What you will do:
Skip the pictures, please, and write out exactly the lines from the opening of the data through the line containing "import pandas as pd".

(begin)

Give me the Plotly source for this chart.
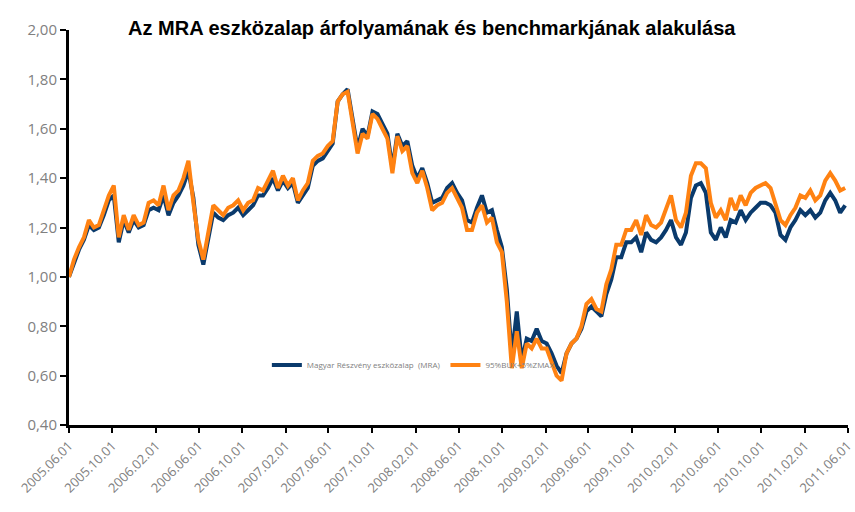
import plotly.graph_objects as go
import pandas as pd

# Magyar Részvény eszközalap (MRA) - biweekly readings from 2005.06.01
mra = [1.00, 1.06, 1.11, 1.15, 1.21, 1.19, 1.20, 1.25, 1.31, 1.33,
       1.14, 1.23, 1.18, 1.23, 1.20, 1.21, 1.27, 1.28, 1.27, 1.33,
       1.25, 1.30, 1.33, 1.37, 1.43, 1.32, 1.13, 1.05, 1.15, 1.26,
       1.24, 1.23, 1.25, 1.26, 1.28, 1.25, 1.27, 1.29, 1.33, 1.33,
       1.36, 1.40, 1.35, 1.39, 1.36, 1.38, 1.30, 1.33, 1.36, 1.45,
       1.47, 1.48, 1.51, 1.54, 1.71, 1.74, 1.76, 1.65, 1.52, 1.60,
       1.57, 1.67, 1.66, 1.62, 1.58, 1.44, 1.58, 1.53, 1.55, 1.45,
       1.40, 1.44, 1.38, 1.30, 1.31, 1.32, 1.36, 1.38, 1.34, 1.31,
       1.23, 1.22, 1.28, 1.33, 1.26, 1.27, 1.19, 1.12, 0.95, 0.68,
       0.86, 0.66, 0.75, 0.74, 0.79, 0.74, 0.73, 0.69, 0.64, 0.61,
       0.69, 0.73, 0.75, 0.79, 0.86, 0.88, 0.86, 0.84, 0.93, 0.99,
       1.08, 1.08, 1.14, 1.14, 1.16, 1.10, 1.18, 1.15, 1.14, 1.16,
       1.19, 1.23, 1.16, 1.13, 1.18, 1.32, 1.37, 1.38, 1.34, 1.18,
       1.15, 1.20, 1.16, 1.23, 1.22, 1.27, 1.23, 1.26, 1.28, 1.30,
       1.30, 1.29, 1.26, 1.17, 1.15, 1.20, 1.23, 1.27, 1.25, 1.27,
       1.24, 1.26, 1.31, 1.34, 1.31, 1.26, 1.29]

# benchmark: 95%BUX+5%ZMAX
benchmark = [1.00, 1.07, 1.12, 1.16, 1.23, 1.20, 1.21, 1.27, 1.33, 1.37,
             1.16, 1.25, 1.19, 1.25, 1.21, 1.22, 1.30, 1.31, 1.29, 1.37,
             1.27, 1.33, 1.35, 1.40, 1.47, 1.30, 1.15, 1.07, 1.18, 1.29,
             1.27, 1.25, 1.28, 1.29, 1.31, 1.27, 1.30, 1.31, 1.36, 1.35,
             1.39, 1.43, 1.36, 1.41, 1.37, 1.40, 1.31, 1.35, 1.38, 1.47,
             1.49, 1.50, 1.53, 1.55, 1.71, 1.74, 1.75, 1.63, 1.50, 1.58,
             1.56, 1.66, 1.64, 1.60, 1.56, 1.42, 1.57, 1.51, 1.53, 1.42,
             1.38, 1.43, 1.36, 1.27, 1.29, 1.30, 1.34, 1.36, 1.32, 1.28,
             1.19, 1.19, 1.26, 1.29, 1.22, 1.24, 1.14, 1.10, 0.90, 0.63,
             0.78, 0.63, 0.73, 0.71, 0.75, 0.71, 0.71, 0.66, 0.60, 0.58,
             0.69, 0.73, 0.75, 0.80, 0.89, 0.91, 0.87, 0.86, 0.97, 1.03,
             1.13, 1.13, 1.19, 1.19, 1.23, 1.17, 1.25, 1.21, 1.20, 1.22,
             1.27, 1.33, 1.23, 1.20, 1.26, 1.41, 1.46, 1.46, 1.44, 1.30,
             1.24, 1.27, 1.23, 1.32, 1.27, 1.33, 1.29, 1.34, 1.36, 1.37,
             1.38, 1.36, 1.29, 1.23, 1.21, 1.25, 1.28, 1.33, 1.32, 1.35,
             1.31, 1.33, 1.39, 1.42, 1.39, 1.35, 1.36]

dates = pd.date_range("2005-06-01", periods=len(mra), freq="14D")

tick_labels = ["2005.06.01", "2005.10.01", "2006.02.01", "2006.06.01",
               "2006.10.01", "2007.02.01", "2007.06.01", "2007.10.01",
               "2008.02.01", "2008.06.01", "2008.10.01", "2009.02.01",
               "2009.06.01", "2009.10.01", "2010.02.01", "2010.06.01",
               "2010.10.01", "2011.02.01", "2011.06.01"]
tick_dates = [pd.Timestamp(t.replace(".", "-")) for t in tick_labels]

fig = go.Figure()
fig.add_trace(go.Scatter(x=dates, y=mra, mode="lines",
                         name="Magyar Részvény eszközalap  (MRA)",
                         line=dict(color="#0A3A6C", width=4)))
fig.add_trace(go.Scatter(x=dates, y=benchmark, mode="lines",
                         name="95%BUX+5%ZMAX",
                         line=dict(color="#FF8212", width=4)))

fig.update_layout(
    width=855, height=512,
    margin=dict(l=69, r=7, t=30, b=87),
    plot_bgcolor="white", paper_bgcolor="white",
    separators=", ",
    title=dict(text="<b>Az MRA eszközalap árfolyamának és benchmarkjának alakulása</b>",
               x=0.505, xanchor="center", y=0.945, yanchor="middle",
               font=dict(family="Liberation Sans", size=20, color="black")),
    legend=dict(orientation="h", x=0.254, y=0.152, xanchor="left", yanchor="middle",
                bgcolor="rgba(0,0,0,0)", font=dict(size=8, color="#808080"),
                itemwidth=30),
    font=dict(family="Open Sans, Liberation Sans", color="#808080"),
)

fig.update_xaxes(
    range=[tick_dates[0], pd.Timestamp("2011-06-02")],
    tickvals=tick_dates, ticktext=tick_labels, tickangle=-45,
    showline=True, linecolor="black", linewidth=3,
    ticks="outside", ticklen=5, tickwidth=2, tickcolor="black",
    showgrid=False, zeroline=False, automargin=False,
    ticklabeloverflow="allow",
    tickfont=dict(size=13, color="#808080"),
)
fig.update_yaxes(
    range=[0.40, 2.00], dtick=0.2, tickformat=".2f",
    showline=True, linecolor="black", linewidth=3,
    ticks="outside", ticklen=6, tickwidth=2, tickcolor="black",
    showgrid=False, zeroline=False, automargin=False,
    tickfont=dict(size=15, color="#808080"),
)

# page body has a default 8px margin; remove it so the figure fills the window
fig.write_html("out.html", config={"displayModeBar": False},
               post_script="document.body.style.margin='0px';")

(end)

Full response:
Give me the Plotly source for this chart.
import plotly.graph_objects as go
import pandas as pd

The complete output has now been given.